All day and evening, the vibrating dyad made me remember aspects of childhood I'd forgotten: very precise needs when it comes to food (clear glass from which to drink milk, no mixing of different sorts of foods, a certain number of ice cubes per glass of water, etc etc), much exchange of dominance, concern with who's copying who, an all-day-long working out of friendship's alternating pleasures and struggles. Tears laughter pleasure frustration all moving freely from one to another. At the bay beach, much concern with sand in the bathing suit, crabs, the possibility of being nibbled on the toes by fish. By ten o'clock I could barely keep my eyes open.

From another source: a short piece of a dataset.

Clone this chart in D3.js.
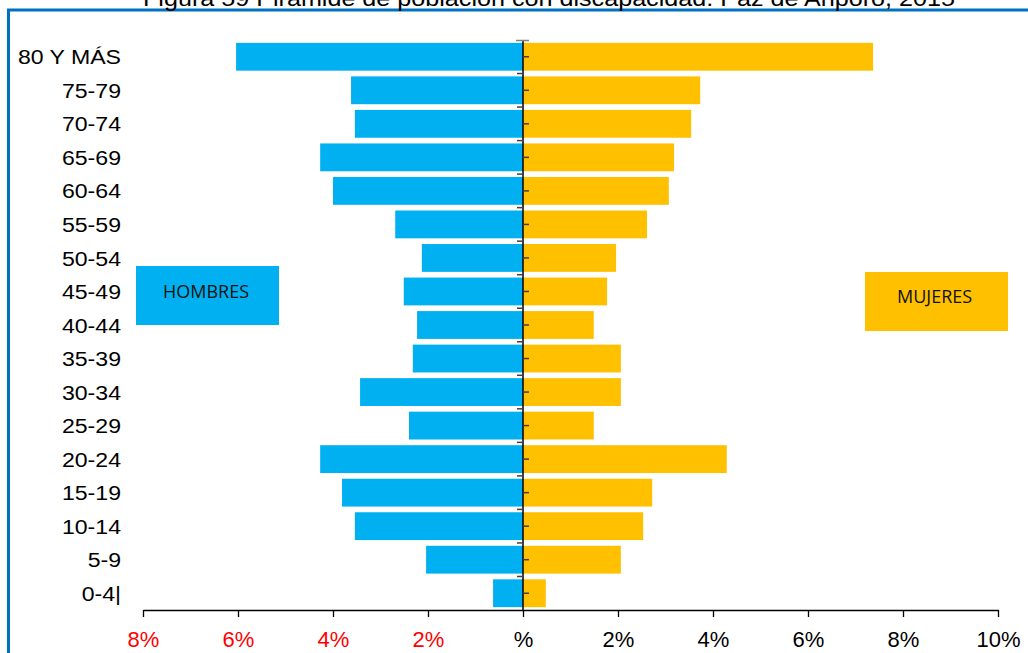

This morning, when we were just waking up Paul looked out the bedroom window and called, There's a deer in the garden! It was the first time we've actually seen one inside the fence. I went running out, and she startled and ran up toward the back, under the big oak. Big liquid dark eyes,a good-sized doe, maybe pregnant? She ran forward again, jumped a stone wall, and then squeezed herself under the gate through a space the size of, well, two shoeboxes, then took off down the lane toward the woods.
She ate the rest of the daylilies, some apparently really delicious black-eyed susans. Impossible to be annoyed.